There are, however, downsides for Canada. Heritage Oil highlighted one in the annual information form it filed with the Ontario Securities Commission last year. It stated that while the company is incorporated in Alberta and has its head office in Calgary, the fact that a number of its officers and directors and all of its assets are overseas means that shareholders might find it difficult to enforce any judgments against the company in Canadian courts. Another accountability gap yawns when overseas mines and oil fields are owned by subsidiaries registered in offshore financial centres—a common practice among multinationals in all industries. Not only does this draw a veil over foreign activities—just try getting detailed information out of the British Virgin Islands or the Channel Islands—it also exempts supposedly Canadian companies from paying Canadian taxes.
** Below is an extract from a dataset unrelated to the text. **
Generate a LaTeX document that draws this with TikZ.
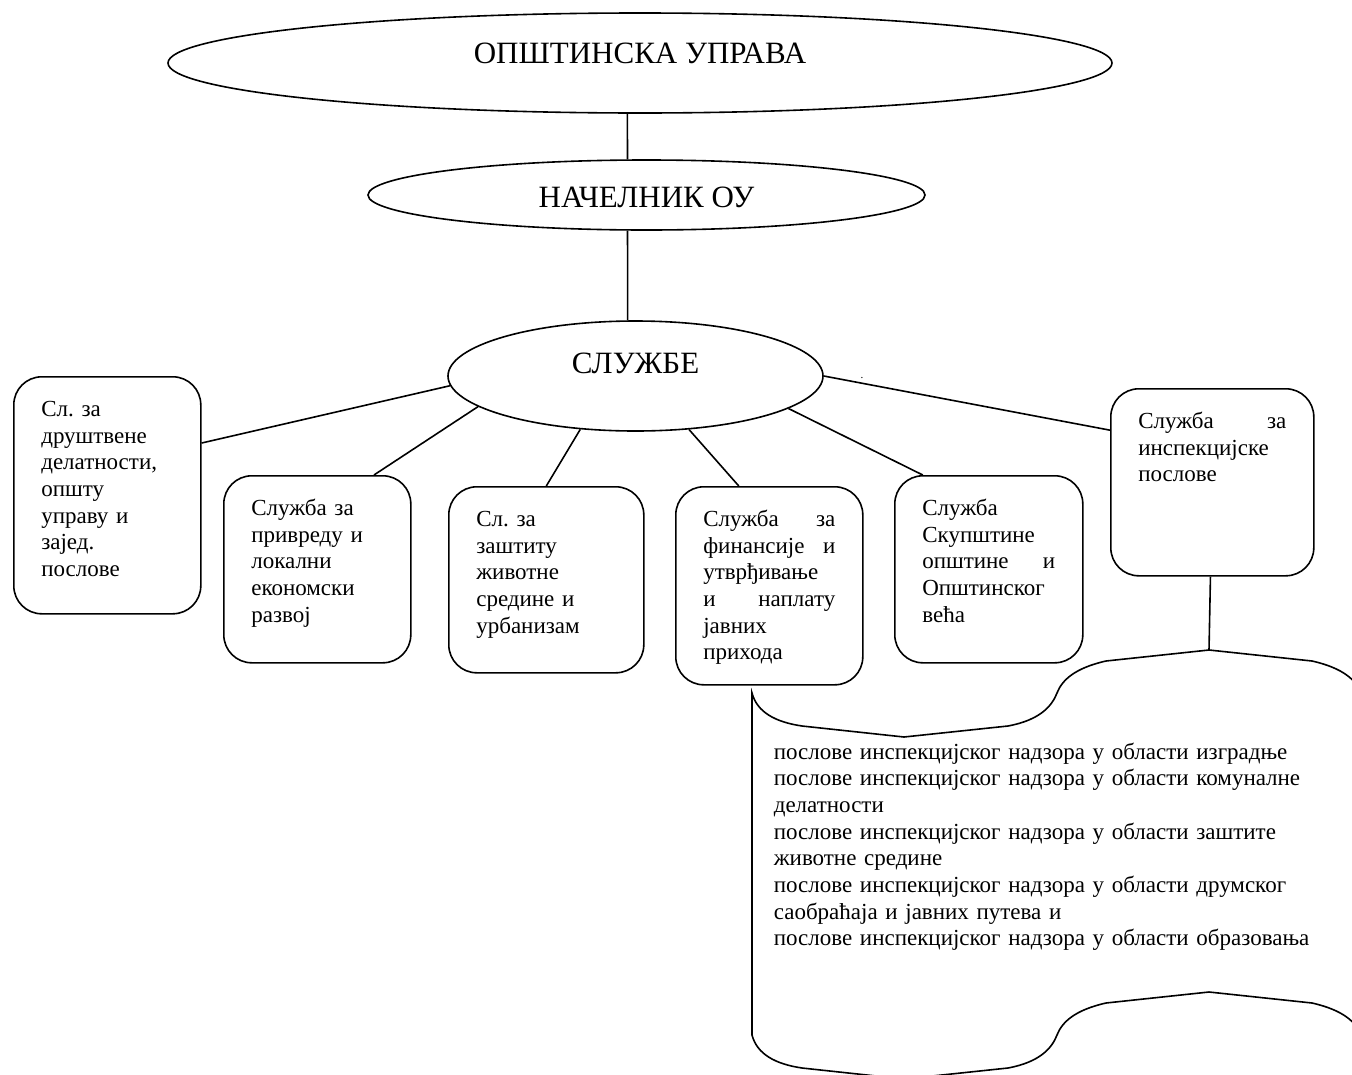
\documentclass[tikz,border=0pt]{standalone}
\usepackage{fontspec}
\setmainfont{Liberation Serif}
\usepackage{tikz}
\usetikzlibrary{shapes.geometric}
\newcommand{\ovaltxt}{\fontsize{31pt}{36pt}\selectfont}
\newcommand{\boxtxt}{\fontsize{23pt}{26.7pt}\selectfont\frenchspacing}

\begin{document}
\begin{tikzpicture}[x=1pt,y=-1pt,line width=1.6pt,
    oval/.style={draw,ellipse,inner sep=0pt,font=\ovaltxt},
    svc/.style={draw,rounded corners=28pt,anchor=north west,inner xsep=27.5pt,inner ysep=0pt,text height=39.5pt,font=\boxtxt}]
    \useasboundingbox (0,0) rectangle (1352,1074);

    \node[oval,minimum width=944pt,minimum height=100pt,text height=20.5pt,text depth=20pt] (upr) at (640,63) {ОПШТИНСКА УПРАВА};
    \node[oval,minimum width=557pt,minimum height=70pt,text height=25.5pt,text depth=0pt] (nach) at (646.5,195) {НАЧЕЛНИК ОУ};
    \node[oval,minimum width=375pt,minimum height=110pt,text height=20.5pt,text depth=25pt] (sl) at (635.5,376) {СЛУЖБЕ};
    \node[font=\fontsize{11pt}{11pt}\selectfont,inner sep=0pt,anchor=base] (dot) at (862,378) {.};

    \node[svc,text width=132pt,text depth=197.5pt,align=left] (b1) at (13,376)
        {Сл. за\\ друштвене\\ делатности,\\ општу\\ управу и\\ зајед.\\ послове};
    \node[svc,text width=132pt,text depth=147.5pt,align=left] (b2) at (223,475)
        {Служба за\\ привреду и\\ локални\\ економски\\ развој};
    \node[svc,text width=140pt,text depth=146.5pt,align=left] (b3) at (448,486)
        {Сл. за\\ заштиту\\ животне\\ средине и\\ урбанизам};
    \node[svc,text width=132pt,text depth=158.5pt,align=justify] (b4) at (675,486)
        {Служба за\linebreak финансије и\linebreak утврђивање\\ и наплату\linebreak јавних\\ прихода};
    \node[svc,text width=133pt,text depth=147.5pt,align=justify] (b5) at (894,475)
        {Служба\\ Скупштине\\ општине и\linebreak Општинског\\ већа};
    \node[svc,text width=148pt,text depth=147.5pt,align=justify] (b6) at (1110,388)
        {Служба за\linebreak инспекцијске\\ послове};

    % inspection tasks
    \coordinate (tapetop) at (1209,650);
    \draw (752,693) .. controls (757,712) and (775,722) .. (802,726) -- (904,737) -- (1008,726)
        .. controls (1040,720) and (1052,706) .. (1057,693) .. controls (1062,680) and (1075,668) .. (1106,661)
        -- (tapetop) -- (1312,661) .. controls (1343,668) and (1356,680) .. (1361,693)
        -- (1361,1035) .. controls (1356,1022) and (1343,1010) .. (1312,1003) -- (1209,992) -- (1106,1003)
        .. controls (1075,1010) and (1062,1022) .. (1057,1035) .. controls (1052,1048) and (1040,1062) .. (1008,1068)
        -- (904,1079) -- (802,1068) .. controls (775,1064) and (757,1054) .. (752,1035) -- cycle;
    \node[font=\boxtxt,inner sep=0pt,text width=560pt,align=left,anchor=base west] (insptxt) at (773,759)
        {послове инспекцијског надзора у области изградње\\
         послове инспекцијског надзора у области комуналне\\
         делатности\\
         послове инспекцијског надзора у области заштите\\
         животне средине\\
         послове инспекцијског надзора у области друмског\\
         саобраћаја и јавних путева и\\
         послове инспекцијског надзора у области образовања};

    \draw (upr.256) -- (nach.118);
    \draw (nach.242) -- (sl.98);
    \draw (sl.183) -- (b1.29);
    \draw (sl.191) -- (b2.59);
    \draw (sl.224) -- (b3.north);
    \draw (sl.315) -- (b4.107);
    \draw (sl.348) -- (b5.125);
    \draw (sl.0) -- (b6.153);
    \draw (b6) -- (tapetop);
\end{tikzpicture}
\end{document}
And then there is the damage done to Canada’s international reputation when companies with few ties to this country don’t feel bound by its laws. “Miner linked to mercenaries” and “Corporate Corporate dogs of war who grow fat amid the anarchy of Africa” were headlines on stories linking Canadian companies to mercenaries in 1997, just as Ottawa was promoting Canada’s new human-security policy around the world.

Ivanhoe Mines of Vancouver is another case in point. Its chairman, Robert Friedland, a Canadian, lives in Hong Kong. Its deputy chairmen live in Idaho and Singapore. The company president lives in Ireland. All of its operations are overseas. In 1988, to protest well-documented human-rights abuses by the military regime, Canada suspended commercial relations with Burma and withdrew support for Canadian firms doing business there. Despite this clear signal from Ottawa, Ivanhoe began operating a copper mine in a joint venture with the Burmese government in 1998, and has generated millions of dollars for the ruling junta this year alone.

The curious can find some, but not all, of these details by reading the various reports that companies are required to file with securities regulators. However, disclosure is heavily weighted toward the technical and financial aspects of a company, while non-financial issues are glossed over in boilerplate language that could describe the situation in any number of countries and companies.

Buckingham is described in Heritage Oil reports as a self-employed businessman. No mention is made of his military background or mercenary friends. He has neatly married Canada’s desire to be the global capital of mining finance with his own need for a national identity that will help him win contracts and raise money for his oil operations overseas. In doing so, he has shown that you don’t have to be a Canadian to fly the Maple Leaf abroad.